Has chasing your undressed toddler around the house to get them to take a bath become a norm for you and your family? Your little one used to love getting in the water. What happened? The stage of your toddler wanting independence has arrived. Toddlers usually like to be in control of what they are doing. Having them take a bath when they would rather play is a perfect opportunity for a power struggle between you and your toddler.
Ready for the tub?
Consider these tips to take the power struggle out of bathtime:
- Change the routine. If you give your child a bath every night before bed, your child starts to associate bathtime and bedtime. Hence, to your toddler, avoiding bathtime means avoiding bedtime. What about having bathtime in the morning? That might work for early bird toddlers.

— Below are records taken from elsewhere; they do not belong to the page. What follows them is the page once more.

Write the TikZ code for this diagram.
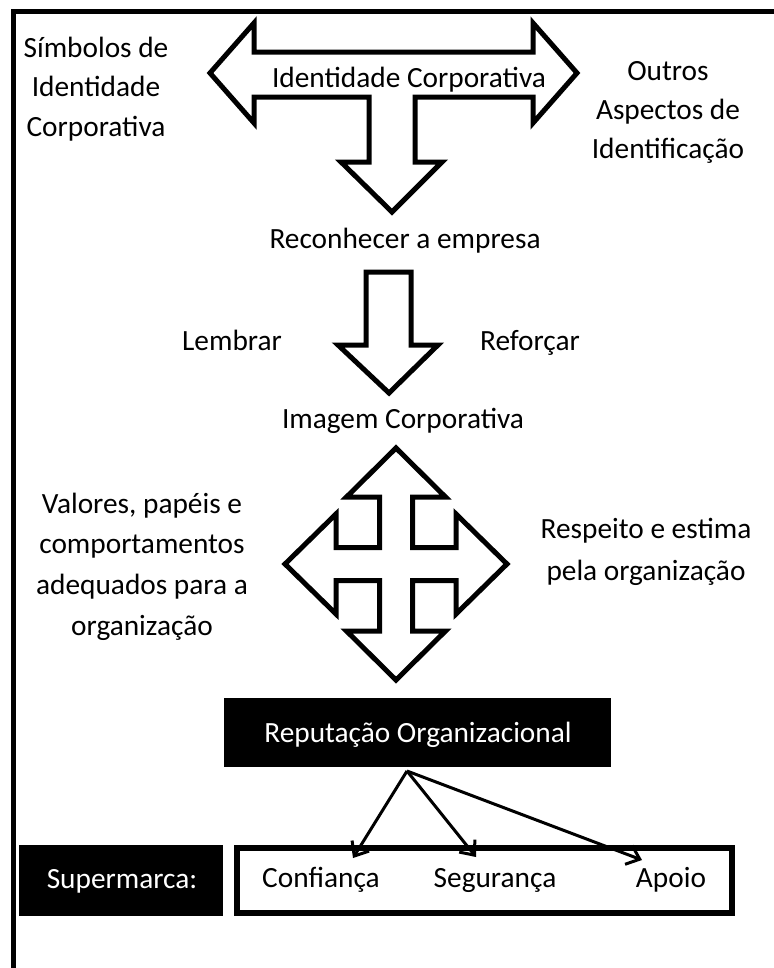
\documentclass[tikz,border=0pt]{standalone}
\usepackage{fontspec}
\setmainfont{Carlito}
\usetikzlibrary{arrows.meta}
\begin{document}
\begin{tikzpicture}[x=0.75pt,y=-0.75pt,
  txt/.style={font=\fontsize{22pt}{26pt}\selectfont, anchor=base, inner sep=0pt},
  wtxt/.style={txt, text=white},
  bigarrow/.style={draw=black, line width=3.75pt, fill=white, line join=miter, miter limit=10},
  blackbox/.style={fill=black, draw=none, inner sep=0pt},
  whitebox/.style={draw=black, fill=white, line width=4.5pt, inner sep=0pt},
  link/.style={draw=black, line width=2.25pt, -{Straight Barb[length=9pt,width=15pt,line width=2.25pt]}},
  frame/.style={draw=black, line width=3.75pt}]
\useasboundingbox (0,0) rectangle (774,968);
% frame (cropped)
\draw[frame] (13.5,968) -- (13.5,11.5) -- (774,11.5);

% top T arrow
\draw[bigarrow] (210,73) -- (254,23) -- (254,52) -- (533,52) -- (533,23) -- (577,73)
  -- (533,123) -- (533,97) -- (415,97) -- (415,162) -- (442,162) -- (392,212)
  -- (341,162) -- (369,162) -- (369,97) -- (254,97) -- (254,123) -- cycle;
\node[txt] (idc) at (409,87) {Identidade Corporativa};

\node[txt] (s1) at (96,57) {Símbolos de};
\node[txt] (s2) at (96,96.5) {Identidade};
\node[txt] (s3) at (96,136) {Corporativa};

\node[txt] (o1) at (668,80) {Outros};
\node[txt] (o2) at (668,119) {Aspectos de};
\node[txt] (o3) at (668,158) {Identificação};

\node[txt] (rec) at (405,248) {Reconhecer a empresa};

% down arrow
\draw[bigarrow] (366,272) -- (411,272) -- (411,345) -- (438,345) -- (389,393)
  -- (338,345) -- (366,345) -- cycle;
\node[txt] (lem) at (232,350) {Lembrar};
\node[txt] (ref) at (530,350) {Reforçar};

\node[txt] (img) at (403,428) {Imagem Corporativa};

% quad arrow
\draw[bigarrow] (396,448) -- (445.5,497) -- (412.5,497) -- (412.5,547.5) -- (456,547.5)
  -- (456,514) -- (507,564) -- (456,614) -- (456,580.5) -- (412.5,580.5) -- (412.5,631)
  -- (445.5,631) -- (396,680) -- (346.5,631) -- (379.5,631) -- (379.5,580.5)
  -- (336,580.5) -- (336,614) -- (285,564) -- (336,514) -- (336,547.5) -- (379.5,547.5)
  -- (379.5,497) -- (346.5,497) -- cycle;

\node[txt] (v1) at (142,513) {Valores, papéis e};
\node[txt] (v2) at (142,553) {comportamentos};
\node[txt] (v3) at (142,594) {adequados para a};
\node[txt] (v4) at (142,635) {organização};

\node[txt] (r1) at (646,538) {Respeito e estima};
\node[txt] (r2) at (646,580) {pela organização};

% reputation box
\node[blackbox, minimum width=290.25pt, minimum height=51.75pt] (repbox) at (417.5,732.5) {};
\node[wtxt] (rep) at (418,742) {Reputação Organizacional};

% bottom boxes
\node[blackbox, minimum width=153pt, minimum height=53.25pt] (supbox) at (121,880.5) {};
\node[wtxt] (sup) at (122,888) {Supermarca:};
\node[whitebox, minimum width=371.25pt, minimum height=48.75pt] (valbox) at (484.5,880.5) {};
\node[txt] (conf) at (321,887) {Confiança};
\node[txt] (seg) at (495,887) {Segurança};
\node[txt] (apo) at (671,887) {Apoio};

% connectors
\coordinate (apex) at (407,771);
\coordinate (tconf) at (353,858);
\coordinate (tseg) at (476,857);
\coordinate (tapo) at (642,860);
\draw[link] (apex) -- (tconf);
\draw[link] (apex) -- (tseg);
\draw[link] (apex) -- (tapo);
\end{tikzpicture}
\end{document}
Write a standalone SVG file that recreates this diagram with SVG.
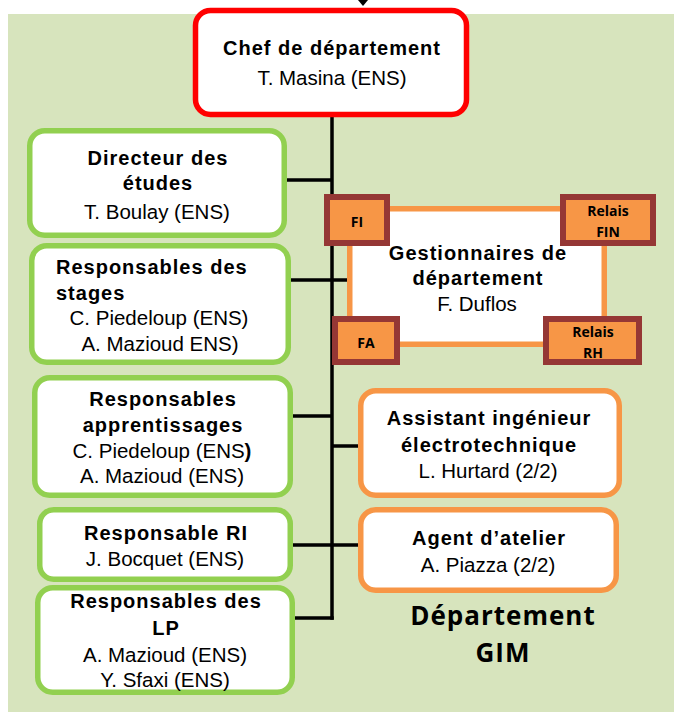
<svg xmlns="http://www.w3.org/2000/svg" width="677" height="712" viewBox="0 0 677 712">
<style>
.b{font-family:"Liberation Sans",Arial,sans-serif;font-weight:bold;font-size:20px;letter-spacing:1px;fill:#000}
.r{font-family:"Liberation Sans",Arial,sans-serif;font-size:20.5px;fill:#000}
.s{font-family:"Open Sans","Liberation Sans",sans-serif;font-weight:bold;font-size:14px;fill:#000}
.t{font-family:"Open Sans","Liberation Sans",sans-serif;font-weight:bold;font-size:26px;letter-spacing:1px;fill:#000}
.gbox{fill:#fff;stroke:#92D050;stroke-width:5.5}
.obox{fill:#fff;stroke:#F79646;stroke-width:5.5}
.tag{fill:#F79646;stroke:#953735;stroke-width:6}
.c{stroke:#000;stroke-width:3.5;fill:none}
</style>
<rect x="8" y="14" width="666" height="698" fill="#D7E4BD"/>
<g id="connectors">
<polygon points="358,0 368,0 363,6" fill="#000"/>
<line class="c" x1="332" y1="114" x2="332" y2="619.75"/>
<line class="c" x1="286" y1="180" x2="332" y2="180"/>
<line class="c" x1="290" y1="280" x2="349" y2="280"/>
<line class="c" x1="292" y1="416" x2="332" y2="416"/>
<line class="c" x1="332" y1="446" x2="359" y2="446"/>
<line class="c" x1="292" y1="545" x2="359" y2="545"/>
<line class="c" x1="294" y1="618" x2="333.75" y2="618"/>
</g>
<g id="chef">
<rect x="195.5" y="10.5" width="271" height="104" rx="15" fill="#fff" stroke="#FF0000" stroke-width="5.5"/>
<text class="b" x="332" y="55" text-anchor="middle">Chef de département</text>
<text class="r" x="332" y="85" text-anchor="middle">T. Masina (ENS)</text>
</g>
<g id="directeur">
<rect class="gbox" x="29.75" y="130.75" width="254.5" height="104.5" rx="15"/>
<text class="b" x="158" y="165" text-anchor="middle">Directeur des</text>
<text class="b" x="158" y="190" text-anchor="middle">études</text>
<text class="r" x="157" y="219" text-anchor="middle">T. Boulay (ENS)</text>
</g>
<g id="stages">
<rect class="gbox" x="31.75" y="245.75" width="256.5" height="116.5" rx="15"/>
<text class="b" x="56" y="274">Responsables des</text>
<text class="b" x="56" y="300">stages</text>
<text class="r" x="159" y="325" text-anchor="middle">C. Piedeloup (ENS)</text>
<text class="r" x="160" y="351" text-anchor="middle">A. Mazioud ENS)</text>
</g>
<g id="apprentissages">
<rect class="gbox" x="34.75" y="377.75" width="255.5" height="117.5" rx="15"/>
<text class="b" x="163" y="406" text-anchor="middle">Responsables</text>
<text class="b" x="163" y="432" text-anchor="middle">apprentissages</text>
<text class="r" x="162" y="458" text-anchor="middle">C. Piedeloup (ENS<tspan font-weight="bold">)</tspan></text>
<text class="r" x="162" y="483" text-anchor="middle">A. Mazioud (ENS)</text>
</g>
<g id="ri">
<rect class="gbox" x="39.75" y="509.75" width="250.5" height="69.5" rx="14"/>
<text class="b" x="166" y="540" text-anchor="middle">Responsable RI</text>
<text class="r" x="165" y="566" text-anchor="middle">J. Bocquet (ENS)</text>
</g>
<g id="lp">
<rect class="gbox" x="37.75" y="587.75" width="254.5" height="104.5" rx="15"/>
<text class="b" x="166" y="608" text-anchor="middle">Responsables des</text>
<text class="b" x="166" y="635" text-anchor="middle">LP</text>
<text class="r" x="165" y="662" text-anchor="middle">A. Mazioud (ENS)</text>
<text class="r" x="165" y="687" text-anchor="middle">Y. Sfaxi (ENS)</text>
</g>
<g id="gestionnaires">
<rect x="349.75" y="208.75" width="254.5" height="135.5" fill="#fff" stroke="#F79646" stroke-width="5.5"/>
<text class="b" x="478" y="260" text-anchor="middle">Gestionnaires de</text>
<text class="b" x="478" y="285" text-anchor="middle">département</text>
<text class="r" x="477" y="311" text-anchor="middle">F. Duflos</text>
</g>
<g id="fi">
<rect class="tag" x="327" y="197" width="60" height="46"/>
<text class="s" x="357" y="227" text-anchor="middle">FI</text>
</g>
<g id="relais-fin">
<rect class="tag" x="563" y="197" width="90" height="46"/>
<text class="s" x="608" y="216" text-anchor="middle">Relais</text>
<text class="s" x="608" y="237" text-anchor="middle">FIN</text>
</g>
<g id="fa">
<rect class="tag" x="335" y="319" width="62" height="43"/>
<text class="s" x="366" y="348" text-anchor="middle">FA</text>
</g>
<g id="relais-rh">
<rect class="tag" x="546" y="319" width="93" height="43"/>
<text class="s" x="593" y="337" text-anchor="middle">Relais</text>
<text class="s" x="593" y="358" text-anchor="middle">RH</text>
</g>
<g id="assistant">
<rect class="obox" x="360.75" y="390.75" width="258.5" height="104.5" rx="15"/>
<text class="b" x="489" y="425" text-anchor="middle">Assistant ingénieur</text>
<text class="b" x="489" y="452" text-anchor="middle">électrotechnique</text>
<text class="r" x="488" y="478" text-anchor="middle">L. Hurtard (2/2)</text>
</g>
<g id="agent">
<rect class="obox" x="360.75" y="509.75" width="255.5" height="80.5" rx="15"/>
<text class="b" x="489" y="545" text-anchor="middle">Agent d’atelier</text>
<text class="r" x="488" y="572" text-anchor="middle">A. Piazza (2/2)</text>
</g>
<g id="title">
<text class="t" x="503" y="625" text-anchor="middle">Département</text>
<text class="t" x="503" y="662" text-anchor="middle">GIM</text>
</g>
</svg>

- Give your child a warning bathtime is coming. Comments such as, “In five minutes it’s bathtime!” help smooth the transition from what your child is currently doing to bathtime.
- Giving your child some independence. If your child struggles with bathtime because of needing more control, let your child do the washing with the washcloth instead of you doing it for them.
- Plan for after the bath. Try to do a fun but calming activity after bath so your toddler looks forward to taking a bath as something required before getting to do the fun activity. Read a favorite book or play a quiet game.
- Sponge bath anyone? A sponge bath with a washcloth can also be an option if bathtime is just not going to happen today in your house. The goal is a clean toddler!
Making bathtime fun can help encourage bathtime cooperation. Try things such as:
- Singing fun songs together during bathtime such as, “Splish Splash, I was takin’ a bath.”
- Reading books about children taking baths and the reason for bathtime with your toddler. Toddlers love books about familiar routines.
- Offering toys such as bath crayons or colored bubbles to entice your child to get into the water. Try rotating the toys to keep bathtime fun.
- Thinking of alternatives like taking a shower instead may get your child excited for the change if your child still resists the bathtub.
Try these tips and see if your bathtime changes from a struggle to a success!